The above is still only a fraction of the complexity of Maya’s financial life.  

Why this matters

So why is there so much value in being able to get a complete picture of Maya’s financial profile?

Consumers today expect instant wages, transfers, liquidity, and credit decisions.

Like many consumers, Maya expects speed, convenience, and personalized offers for financial services when she needs them. She’s among the 60% of U.S. workers who want to get early access to their paychecks. She expects that apps will use the information she’s trusted them with to provide personalized and instant financial services like a financial plan optimized for her situation, loan offers, and help with managing her spending between paychecks.

All of these expectations require each fintech app she’s using to have a detailed understanding of Maya’s financial life.

The cost of acquisition for financial services is high

Acquisition costs are one of the biggest challenges for any lender. Today, companies spend millions of dollars buying targeted lists from the bureaus in order to identify people with an inclination to take on new credit. In 2020, fintechs in North America spent $985 million to acquire new customers.

Meanwhile, these companies are sitting on treasure troves of financial data that may contain signals around their customer’s willingness and ability to pay. However, they struggle to leverage this data due to difficulties in data cleaning and analysis in order to generate customers’ insights.
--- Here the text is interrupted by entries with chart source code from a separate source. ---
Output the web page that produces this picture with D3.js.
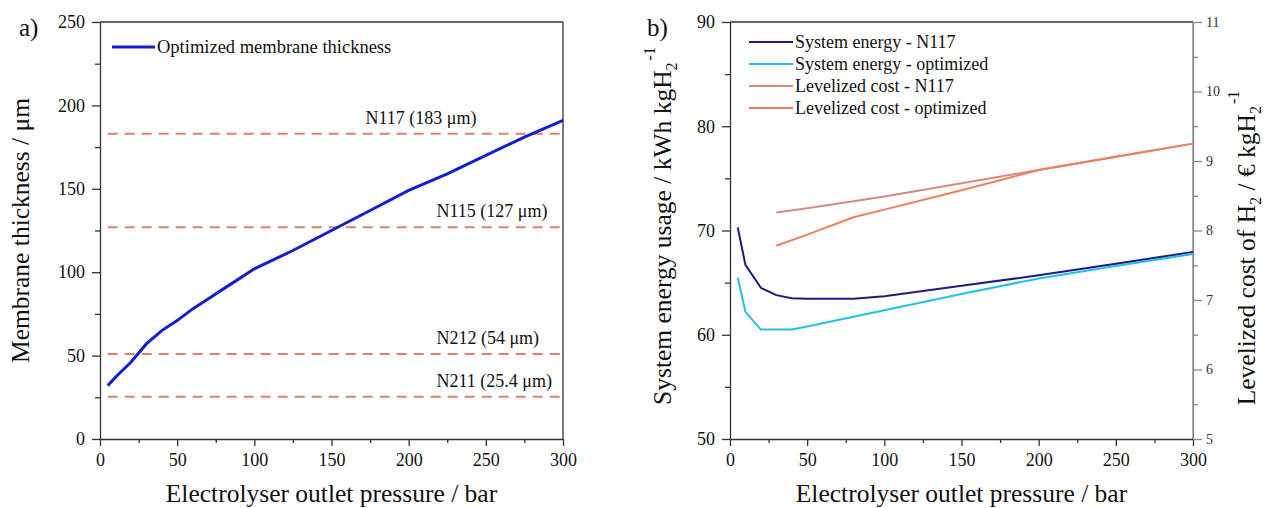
<!DOCTYPE html>
<html>
<head>
<meta charset="utf-8">
<script src="https://cdn.jsdelivr.net/npm/d3@7"></script>
<style>
  svg text, svg tspan { font-family: 'Liberation Serif', 'Times New Roman', 'Tinos' !important; }
</style>
</head>
<body style="margin:0">
<svg id="mainSvg" width="1266" height="508" font-family="Liberation Serif"></svg>
<script>
// ---- data ----
var thickPressure = [5, 10, 20, 30, 40, 50, 60, 70, 80, 90, 100, 125, 150, 175, 200, 225, 250, 275, 300];
var thickValues   = [32, 37, 46, 57, 65, 71, 78, 84, 90, 96, 102, 113, 125, 137, 149, 159, 170, 181, 191];

var membraneNames  = ["N117 (183 \u03bcm)", "N115 (127 \u03bcm)", "N212 (54 \u03bcm)", "N211 (25.4 \u03bcm)"];
var membraneLevels = [183, 127, 51, 25.4];
var membraneLabelX = [172, 218, 218, 218];

var energyPressure  = [5, 10, 20, 30, 40, 50, 80, 100, 150, 200, 250, 300];
var energyN117      = [70.3, 66.7, 64.5, 63.8, 63.5, 63.45, 63.45, 63.7, 64.7, 65.7, 66.8, 67.95];
var energyOptPressure = [5, 10, 20, 40, 50, 100, 150, 200, 250, 300];
var energyOpt       = [65.5, 62.2, 60.5, 60.5, 60.8, 62.35, 63.9, 65.4, 66.6, 67.75];

var costPressure = [30, 50, 80, 100, 150, 200, 250, 300];
var costN117     = [8.26, 8.32, 8.42, 8.49, 8.68, 8.87, 9.06, 9.25];
var costOpt      = [7.78, 7.94, 8.19, 8.30, 8.58, 8.87, 9.06, 9.25];

var legendB = ["System energy - N117", "System energy - optimized", "Levelized cost - N117", "Levelized cost - optimized"];
var colorsB = ["#1c1c80", "#22c0e8", "#d48a7e", "#f27d5e"];

var svg = d3.select("#mainSvg");
var serifFont = "'Liberation Serif', 'Times New Roman', 'Tinos'";

function drawFrame(g, x0, x1, y0, y1, rightColor){
    g.append("line").attr("x1",x0).attr("x2",x1).attr("y1",y0).attr("y2",y0)
        .attr("stroke","#333").attr("stroke-width",1.3);
    g.append("line").attr("x1",x1).attr("x2",x1).attr("y1",y0).attr("y2",y1)
        .attr("stroke",rightColor).attr("stroke-width",1.3);
}

function styleAxis(sel, color, size){
    sel.attr("font-family","Liberation Serif").attr("font-size",size);
    sel.selectAll("path").attr("stroke",color).attr("stroke-width",1.3);
    sel.selectAll("line").attr("stroke",color).attr("stroke-width",1.3);
    sel.selectAll("text").style("font-family",serifFont).style("font-size",size).attr("fill","#111");
}

function xAxes(g, x, y1){
    var maj = g.append("g").attr("transform","translate(0,"+y1+")")
        .call(d3.axisBottom(x).tickValues(d3.range(0,301,50)).tickSize(7).tickSizeOuter(0).tickPadding(7));
    styleAxis(maj, "#333", "18px");
    var mnr = g.append("g").attr("transform","translate(0,"+y1+")")
        .call(d3.axisBottom(x).tickValues(d3.range(25,300,50)).tickSize(4).tickSizeOuter(0).tickFormat(""));
    styleAxis(mnr, "#333", "18px");
    mnr.select("path").remove();
}

function label(g){
    return g.append("text").style("font-family",serifFont).attr("fill","#111");
}

// ================= panel a =================
var A = {x0:100, x1:563, y0:22, y1:439};
var gA = svg.append("g");
var xA = d3.scaleLinear().domain([0,300]).range([A.x0, A.x1]);
var yA = d3.scaleLinear().domain([0,250]).range([A.y1, A.y0]);

drawFrame(gA, A.x0, A.x1, A.y0, A.y1, "#333");
xAxes(gA, xA, A.y1);

var yAmaj = gA.append("g").attr("transform","translate("+A.x0+",0)")
    .call(d3.axisLeft(yA).tickValues(d3.range(0,251,50)).tickSize(8).tickSizeOuter(0).tickPadding(7));
styleAxis(yAmaj, "#333", "18px");
var yAmin = gA.append("g").attr("transform","translate("+A.x0+",0)")
    .call(d3.axisLeft(yA).tickValues(d3.range(25,250,50)).tickSize(5).tickSizeOuter(0).tickFormat(""));
styleAxis(yAmin, "#333", "18px");
yAmin.select("path").remove();

// membrane reference lines
var memb = gA.selectAll(".memb").data(membraneLevels).enter().append("g");
memb.append("line")
    .attr("x1", xA(5)).attr("x2", xA(300))
    .attr("y1", function(d){ return yA(d); })
    .attr("y2", function(d){ return yA(d); })
    .attr("stroke","#e0806c").attr("stroke-width",2)
    .attr("stroke-dasharray","10,7");
memb.append("text")
    .attr("x", function(d,i){ return xA(membraneLabelX[i]); })
    .attr("y", function(d){ return yA(d) - 10; })
    .style("font-family",serifFont).style("font-size","18px").attr("fill","#111")
    .text(function(d,i){ return membraneNames[i]; });

var lineA = d3.line().x(function(d,i){ return xA(thickPressure[i]); }).y(function(d){ return yA(d); });
gA.append("path").datum(thickValues).attr("d",lineA)
    .attr("fill","none").attr("stroke","#1020d0").attr("stroke-width",3);

// legend a
gA.append("line").attr("x1",112).attr("x2",155).attr("y1",47).attr("y2",47)
    .attr("stroke","#1020d0").attr("stroke-width",3);
label(gA).attr("x",157).attr("y",53).style("font-size","18.5px").text("Optimized membrane thickness");

label(gA).attr("x",19).attr("y",36).style("font-size","25px").text("a)");

label(gA).attr("x",(A.x0+A.x1)/2).attr("y",502).attr("text-anchor","middle")
    .style("font-size","25.5px").text("Electrolyser outlet pressure / bar");

label(gA).attr("transform","translate(29,"+((A.y0+A.y1)/2)+") rotate(-90)")
    .attr("text-anchor","middle").style("font-size","25.5px")
    .text("Membrane thickness / \u03bcm");

// ================= panel b =================
var B = {x0:730, x1:1193, y0:22, y1:439};
var gB = svg.append("g");
var xB = d3.scaleLinear().domain([0,300]).range([B.x0, B.x1]);
var yB = d3.scaleLinear().domain([50,90]).range([B.y1, B.y0]);
var yB2 = d3.scaleLinear().domain([5,11]).range([B.y1, B.y0]);

drawFrame(gB, B.x0, B.x1, B.y0, B.y1, "#888");
xAxes(gB, xB, B.y1);

var yBmaj = gB.append("g").attr("transform","translate("+B.x0+",0)")
    .call(d3.axisLeft(yB).tickValues(d3.range(50,91,10)).tickSize(8).tickSizeOuter(0).tickPadding(7));
styleAxis(yBmaj, "#333", "18px");
var yBmin = gB.append("g").attr("transform","translate("+B.x0+",0)")
    .call(d3.axisLeft(yB).tickValues(d3.range(55,90,10)).tickSize(5).tickSizeOuter(0).tickFormat(""));
styleAxis(yBmin, "#333", "18px");
yBmin.select("path").remove();

var yB2maj = gB.append("g").attr("transform","translate("+B.x1+",0)")
    .call(d3.axisRight(yB2).tickValues(d3.range(5,11.1,1)).tickFormat(d3.format("d"))
        .tickSize(9).tickSizeOuter(0).tickPadding(4));
styleAxis(yB2maj, "#888", "14px");
yB2maj.selectAll("text").attr("fill","#333");
var yB2min = gB.append("g").attr("transform","translate("+B.x1+",0)")
    .call(d3.axisRight(yB2).tickValues(d3.range(5.5,11,1)).tickSize(5).tickSizeOuter(0).tickFormat(""));
styleAxis(yB2min, "#888", "14px");
yB2min.select("path").remove();

var lineE = function(xs){ return d3.line().x(function(d,i){ return xB(xs[i]); }).y(function(d){ return yB(d); }); };
var lineC = d3.line().x(function(d,i){ return xB(costPressure[i]); }).y(function(d){ return yB2(d); });

gB.append("path").datum(costN117).attr("d",lineC).attr("fill","none").attr("stroke",colorsB[2]).attr("stroke-width",2);
gB.append("path").datum(costOpt).attr("d",lineC).attr("fill","none").attr("stroke",colorsB[3]).attr("stroke-width",2);
gB.append("path").datum(energyOpt).attr("d",lineE(energyOptPressure)).attr("fill","none").attr("stroke",colorsB[1]).attr("stroke-width",2);
gB.append("path").datum(energyN117).attr("d",lineE(energyPressure)).attr("fill","none").attr("stroke",colorsB[0]).attr("stroke-width",2);

// legend b
var legB = gB.selectAll(".legB").data(legendB).enter().append("g")
    .attr("transform",function(d,i){ return "translate(749,"+(42 + i*22)+")"; });
legB.append("line").attr("x1",0).attr("x2",44).attr("y1",0).attr("y2",0)
    .attr("stroke",function(d,i){ return colorsB[i]; }).attr("stroke-width",2);
legB.append("text").attr("x",46).attr("y",6).style("font-family",serifFont).style("font-size","18px")
    .attr("fill","#111").text(function(d){ return d; });

label(gB).attr("x",647).attr("y",36).style("font-size","25px").text("b)");

label(gB).attr("x",(B.x0+B.x1)/2).attr("y",502).attr("text-anchor","middle")
    .style("font-size","25.5px").text("Electrolyser outlet pressure / bar");

var tL = label(gB).attr("transform","translate(671,226) rotate(-90)")
    .attr("text-anchor","middle").style("font-size","25.5px");
tL.append("tspan").text("System energy usage / kWh kgH");
tL.append("tspan").attr("dy",6).style("font-size","16px").text("2");
tL.append("tspan").attr("dy",-22).attr("dx",2).style("font-size","16px").text("-1");

var tR = label(gB).attr("transform","translate(1255,248) rotate(-90)")
    .attr("text-anchor","middle").style("font-size","25.5px");
tR.append("tspan").text("Levelized cost of H");
tR.append("tspan").attr("dy",6).style("font-size","16px").text("2");
tR.append("tspan").attr("dy",-6).text(" / \u20ac kgH");
tR.append("tspan").attr("dy",6).style("font-size","16px").text("2");
tR.append("tspan").attr("dy",-22).attr("dx",2).style("font-size","16px").text("-1");
</script>
</body>
</html>
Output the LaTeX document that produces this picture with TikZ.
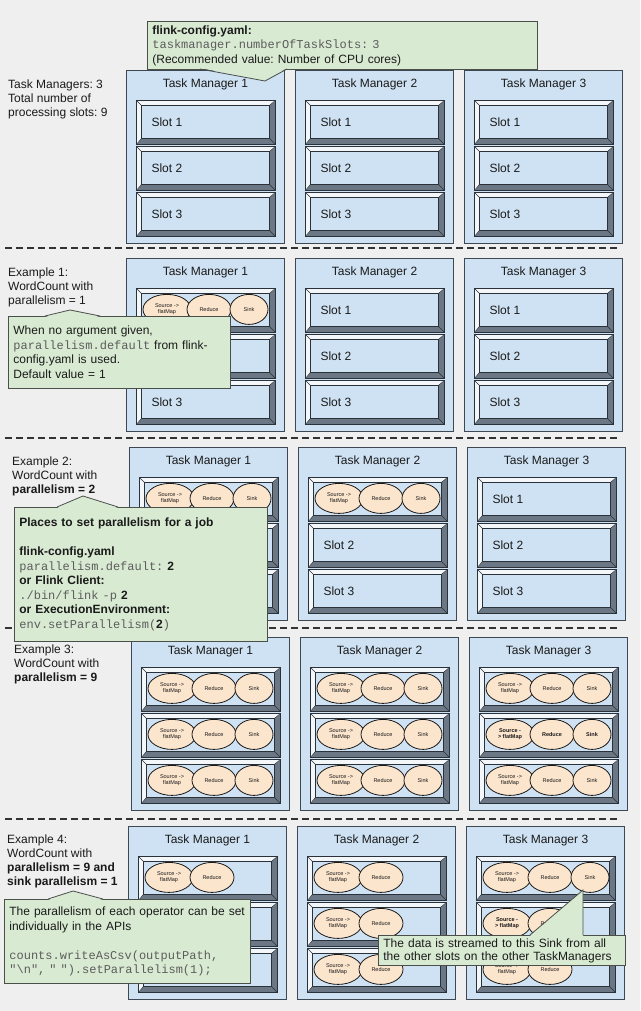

A growing number of consumers are underserved by FICO and traditional sources

The demographics of our country are changing. We have a growing immigrant population, and more people have multiple sources of income fueled by the creator and gig economy. In fact, 36% of the total U.S. workforce does freelance work. Minority groups as well as younger generations have inherent distrust in the traditional credit system. To put this into perspective, 57 million Americans are living with subprime credit. These consumers are left out, and a rapidly emerging fintech ecosystem is reinventing how new products are designed for underserved consumers.

Consumers are using more financial services

As more fintech players are joining the playing field, consumers are subscribing to more services to help them manage their financial lives. However, juggling multiple accounts can become burdensome. Late payments and overdrafts are just some of the factors that hurt consumers as a result of managing multiple accounts. Losing track of a bill due date was the reason behind 66% of BNPL users who had a late payment. As for overdrafts, half of Millennials with more than one checking account overdrew in 2020.

Bottom Line

Solving the issue of understanding the complete picture of a person’s financial profile benefits both a financial service provider, as well as the end user. When a fintech company or bank can better understand a user’s financial profile, they can reduce their risk, approve and onboard more customers, as well as offer additional financial services to existing customers.

With a more comprehensive view of the customer, fintechs can help individuals understand their own financial profile, like how likely they are to default and when, and what specific actions they can take to improve their financial health.

How does Pave solve this?

For every company building a financial service, it’s a major effort to get a complete and accurate understanding of their customers’ financial lives. For the past 25 years, FICO has created and standardized scores built on credit bureau data. Today, the massive increase in data sources calls for the development of new infrastructure and standards for evaluating an individual’s cashflow and financial profile.

Rather than reinvent the wheel, Pave is building a solution to standardize how everyone views the cashflow and financial profile of a consumer.

We’re making it possible for developers and data scientists to connect all of their disparate data sources to Pave and get back a unified view of the end consumer’s financial life in order to provide increased access to credit and personalized financial journeys.